Em segundo: hoje nós temos uma figura emblemática no Brasil que está presa, que é o ex-presidente Lula. E tenho certeza que todos nós aqui somos a favor ao combate à corrupção, o problema é que a Operação Lava Jato se descaracteriza e se desmoraliza no momento em que ela assume uma atitude partidária, ou seja, os perseguidos têm endereço. São só esses. Os outros a gente cozinha em banho maria, mas não leva para a cadeia. E o mais grave, o promotor que é responsável por acusar, o [Deltan] Dallagnol, disse para a nação inteira escutar quando perguntado: ‘O senhor tem provas?’ Ele disse: ‘Não tenho provas, mas tenho convicções’. E você em nome de convicções não pode nem prender alguém, muito menos prender e submeter, em plena democracia, e pressupõe que ainda estamos numa certa democracia, o Lula ao cárcere privado, em sela solitária e proibido de receber visitas. Eu, preso na ditadura, nunca deixei de receber visitas.

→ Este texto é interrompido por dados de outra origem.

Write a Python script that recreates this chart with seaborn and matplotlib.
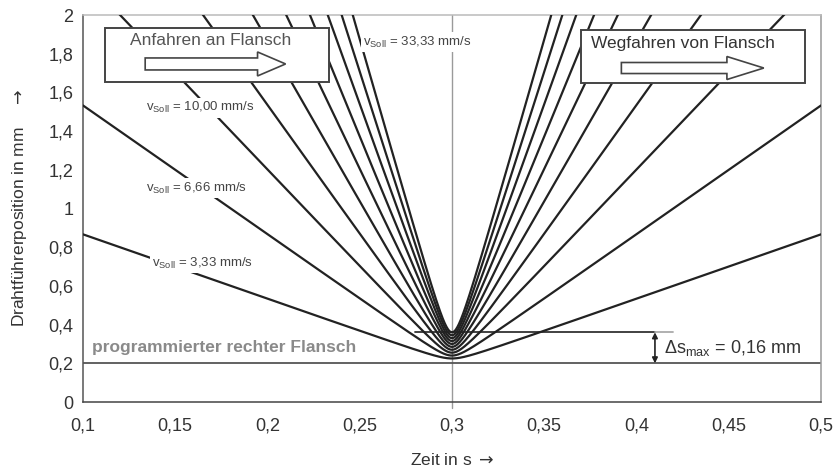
import numpy as np
import pandas as pd
import matplotlib.pyplot as plt
from matplotlib.patches import Rectangle, FancyArrow
import seaborn as sns

# chart values
speeds = [3.33, 6.66, 10.00, 13.33, 16.66, 20.00, 23.33, 26.66, 30.00, 33.33]  # v_Soll in mm/s
turn_pos = [0.225, 0.24, 0.255, 0.27, 0.285, 0.30, 0.315, 0.33, 0.345, 0.36]  # position at reversal in mm
flange = 0.2        # programmierter rechter Flansch
t_turn = 0.3        # reversal time in s
ds_max = 0.16

xticks = [0.1, 0.15, 0.2, 0.25, 0.3, 0.35, 0.4, 0.45, 0.5]
xtick_labels = ["0,1", "0,15", "0,2", "0,25", "0,3", "0,35", "0,4", "0,45", "0,5"]
yticks = [0, 0.2, 0.4, 0.6, 0.8, 1.0, 1.2, 1.4, 1.6, 1.8, 2.0]
ytick_labels = ["0", "0,2", "0,4", "0,6", "0,8", "1", "1,2", "1,4", "1,6", "1,8", "2"]

# build long table: position = flange + v*|t - t_turn|, rounded off at the reversal point
t = np.linspace(0.1, 0.5, 1601)
rows = []
for v, s0 in zip(speeds, turn_pos):
    c = s0 - flange
    s = flange + np.sqrt((v * (t - t_turn)) ** 2 + c ** 2)
    rows.append(pd.DataFrame({"t": t, "s": s, "v": v}))
df = pd.concat(rows)

sns.set_theme(style="white")
plt.rcParams["font.family"] = ["Liberation Sans", "DejaVu Sans"]
plt.rcParams["mathtext.fontset"] = "custom"
plt.rcParams["mathtext.rm"] = "Liberation Sans"
plt.rcParams["mathtext.it"] = "Liberation Sans:italic"
plt.rcParams["mathtext.sf"] = "DejaVu Sans"

fig = plt.figure(figsize=(8.37, 4.69), dpi=100)
ax = fig.add_axes([83 / 837, 67 / 469, (821 - 83) / 837, (402 - 15) / 469])

# reference lines
ax.plot([t_turn, t_turn], [-0.03, 2], color="#9a9a9a", lw=1.0, zorder=1, clip_on=False)
ax.plot([0.1, 0.5], [flange, flange], color="#555555", lw=1.3, zorder=2)
ax.plot([0.28, 0.41], [flange + ds_max, flange + ds_max], color="#333333", lw=1.3, zorder=2)
ax.plot([0.41, 0.42], [flange + ds_max, flange + ds_max], color="#aaaaaa", lw=1.3, zorder=2)

sns.lineplot(data=df, x="t", y="s", hue="v", palette=["#222222"] * len(speeds),
             legend=False, estimator=None, lw=1.6, ax=ax, zorder=3)

# double arrow for overshoot
ax.annotate("", xy=(0.41, flange), xytext=(0.41, flange + ds_max),
            arrowprops=dict(arrowstyle="<|-|>", color="#222222", lw=1.2,
                            mutation_scale=8, shrinkA=0, shrinkB=0), zorder=4)
ax.text(0.415, 0.28, r"Δs$_{\mathrm{max}}$ = 0,16 mm", fontsize=13, color="#333333",
        va="center", ha="left", zorder=4)

# boxes with hollow arrows
ax.add_patch(Rectangle((0.112, 1.654), 0.1212, 0.279, fc="white", ec="#444444", lw=1.4, zorder=5))
ax.text(0.1255, 1.87, "Anfahren an Flansch", fontsize=12.5, color="#555555", va="center", zorder=6)
ax.add_patch(FancyArrow(0.1337, 1.747, 0.0761, 0, width=0.062, head_width=0.124,
                        head_length=0.0152, length_includes_head=True,
                        fc="white", ec="#444444", lw=1.2, zorder=6))

ax.add_patch(Rectangle((0.370, 1.649), 0.1213, 0.273, fc="white", ec="#444444", lw=1.4, zorder=5))
ax.text(0.3755, 1.855, "Wegfahren von Flansch", fontsize=12.5, color="#333333", va="center", zorder=6)
ax.add_patch(FancyArrow(0.3918, 1.726, 0.0772, 0, width=0.057, head_width=0.119,
                        head_length=0.020, length_includes_head=True,
                        fc="white", ec="#444444", lw=1.2, zorder=6))

# speed labels
lbl = dict(fontsize=9.5, color="#444444", va="center", ha="left", zorder=6,
           bbox=dict(fc="white", ec="none", pad=1.5))
ax.text(0.252, 1.86, r"v$_{\mathrm{Soll}}$ = 33,33 mm/s", **lbl)
ax.text(0.134, 1.52, r"v$_{\mathrm{Soll}}$ = 10,00 mm/s", **lbl)
ax.text(0.134, 1.106, r"v$_{\mathrm{Soll}}$ = 6,66 mm/s", **lbl)
ax.text(0.1375, 0.718, r"v$_{\mathrm{Soll}}$ = 3,33 mm/s", **lbl)

ax.text(0.105, 0.28, "programmierter rechter Flansch", fontsize=12.5, color="#8a8a8a",
        fontweight="bold", va="center", ha="left", zorder=4)

# axes
ax.set_xlim(0.1, 0.5)
ax.set_ylim(0, 2)
ax.set_xticks(xticks)
ax.set_xticklabels(xtick_labels, fontsize=13, color="#333333")
ax.set_yticks(yticks)
ax.set_yticklabels(ytick_labels, fontsize=13, color="#333333")
ax.tick_params(axis="both", direction="inout", length=7, width=1, color="#444444")
ax.tick_params(axis="x", pad=8)
ax.set_xlabel(r"Zeit in s $\mathsf{\rightarrow}$", fontsize=12.5, color="#333333", labelpad=12)
ax.set_ylabel(r"Drahtführerposition in mm    $\mathsf{\rightarrow}$", fontsize=12.5,
              color="#333333", labelpad=14)

ax.spines["left"].set_color("#555555")
ax.spines["bottom"].set_color("#444444")
ax.spines["top"].set_color("#bbbbbb")
ax.spines["right"].set_color("#999999")
for sp in ax.spines.values():
    sp.set_linewidth(1.1)

fig.savefig("out.png", dpi=100)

E precisamos centrar as nossas atividades nas eleições desse ano, mas sem achar que isso é a salvação da Pátria. Nosso trabalho, precisa ser de novo, a longo prazo. E é um trabalho que precisa começar desde agora, mostrar para as pessoas que nós precisamos mudar o perfil desse Congresso, mostrar para as pessoas que elas precisam escolher governadores, deputados estaduais e federais também condizentes com suas posições, mas, sobretudo, impedir que o Brasil seja legalmente ocupado na Presidência da República por um governo antidemocrático, que dê prosseguimento a esse golpismo, que cada vez mais retira direitos sociais do povo brasileiro e que criminaliza os movimentos sociais. Vamos voltar às bases e trabalhar profundamente, e guardar o pessimismo para dias melhores.